## WHAT IS EXPECTED
Give the listing again exactly, omitting its images.

## SUPPLIED INFORMATION
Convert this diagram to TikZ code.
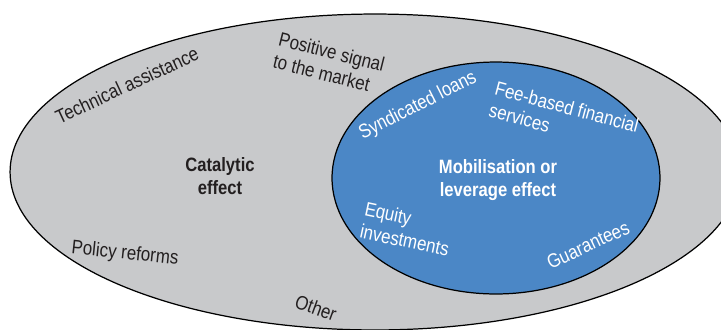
\documentclass[tikz,border=0pt]{standalone}
\usepackage{fontspec}
\setmainfont{Liberation Sans}[FakeStretch=0.86]
\usetikzlibrary{shapes, positioning}

\definecolor{catalyticGray}{HTML}{C8C9CB}
\definecolor{leverageBlue}{HTML}{4B87C6}
\definecolor{labelInk}{HTML}{231F20}

\tikzstyle{catalyticArea} = [ellipse,
                             minimum width=14.6cm,
                             minimum height=6.32cm,
                             draw=black,
                             line width=0.7pt,
                             fill=catalyticGray]
\tikzstyle{leverageArea}  = [ellipse,
                             minimum width=6.56cm,
                             minimum height=4.64cm,
                             draw=black,
                             line width=0.7pt,
                             fill=leverageBlue]
\tikzstyle{outerLabel}    = [text=labelInk,
                             inner sep=0pt,
                             align=left,
                             font=\fontsize{11.2}{13}\selectfont]
\tikzstyle{innerLabel}    = [text=white,
                             inner sep=0pt,
                             align=left,
                             font=\fontsize{11.2}{13}\selectfont]
\tikzstyle{effectTitle}   = [inner sep=0pt,
                             align=center,
                             font=\fontsize{11}{13}\selectfont\bfseries]

\begin{document}
\begin{tikzpicture}[x=0.02cm, y=-0.02cm]
\useasboundingbox (0,0) rectangle (721,329);
\clip (0,0) rectangle (721,329);

\node [catalyticArea] (catalytic) at (375,172) {};
\node [leverageArea]  (leverage)  at (496,178) {};

% labels in the grey ring
\node [effectTitle, text=labelInk] (catalyticTitle) at (220,176) {Catalytic\\effect};
\node [outerLabel, rotate=25]  (techAssist) at (127,85)  {Technical assistance};
\node [outerLabel, rotate=-14] (posSignal)  at (329,63)  {Positive signal\\to the market};
\node [outerLabel, rotate=-6]  (policy)     at (125,254) {Policy reforms};
\node [outerLabel, rotate=-20] (other)      at (316,308) {Other};

% labels in the blue core
\node [effectTitle, text=white] (leverageTitle) at (498,180) {Mobilisation or\\leverage effect};
\node [innerLabel, rotate=27]  (syndicated) at (418,106) {Syndicated loans};
\node [innerLabel, rotate=-15] (feeBased)   at (564,118) {Fee-based financial\\services};
\node [innerLabel, rotate=-12] (equity)     at (407,229) {Equity\\investments};
\node [innerLabel, rotate=25]  (guarantees) at (588,245) {Guarantees};

\end{tikzpicture}
\end{document}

## COMPLETE ANSWER
Convert this diagram to TikZ code.
\documentclass[tikz,border=0pt]{standalone}
\usepackage{fontspec}
\setmainfont{Liberation Sans}[FakeStretch=0.86]
\usetikzlibrary{shapes, positioning}

\definecolor{catalyticGray}{HTML}{C8C9CB}
\definecolor{leverageBlue}{HTML}{4B87C6}
\definecolor{labelInk}{HTML}{231F20}

\tikzstyle{catalyticArea} = [ellipse,
                             minimum width=14.6cm,
                             minimum height=6.32cm,
                             draw=black,
                             line width=0.7pt,
                             fill=catalyticGray]
\tikzstyle{leverageArea}  = [ellipse,
                             minimum width=6.56cm,
                             minimum height=4.64cm,
                             draw=black,
                             line width=0.7pt,
                             fill=leverageBlue]
\tikzstyle{outerLabel}    = [text=labelInk,
                             inner sep=0pt,
                             align=left,
                             font=\fontsize{11.2}{13}\selectfont]
\tikzstyle{innerLabel}    = [text=white,
                             inner sep=0pt,
                             align=left,
                             font=\fontsize{11.2}{13}\selectfont]
\tikzstyle{effectTitle}   = [inner sep=0pt,
                             align=center,
                             font=\fontsize{11}{13}\selectfont\bfseries]

\begin{document}
\begin{tikzpicture}[x=0.02cm, y=-0.02cm]
\useasboundingbox (0,0) rectangle (721,329);
\clip (0,0) rectangle (721,329);

\node [catalyticArea] (catalytic) at (375,172) {};
\node [leverageArea]  (leverage)  at (496,178) {};

% labels in the grey ring
\node [effectTitle, text=labelInk] (catalyticTitle) at (220,176) {Catalytic\\effect};
\node [outerLabel, rotate=25]  (techAssist) at (127,85)  {Technical assistance};
\node [outerLabel, rotate=-14] (posSignal)  at (329,63)  {Positive signal\\to the market};
\node [outerLabel, rotate=-6]  (policy)     at (125,254) {Policy reforms};
\node [outerLabel, rotate=-20] (other)      at (316,308) {Other};

% labels in the blue core
\node [effectTitle, text=white] (leverageTitle) at (498,180) {Mobilisation or\\leverage effect};
\node [innerLabel, rotate=27]  (syndicated) at (418,106) {Syndicated loans};
\node [innerLabel, rotate=-15] (feeBased)   at (564,118) {Fee-based financial\\services};
\node [innerLabel, rotate=-12] (equity)     at (407,229) {Equity\\investments};
\node [innerLabel, rotate=25]  (guarantees) at (588,245) {Guarantees};

\end{tikzpicture}
\end{document}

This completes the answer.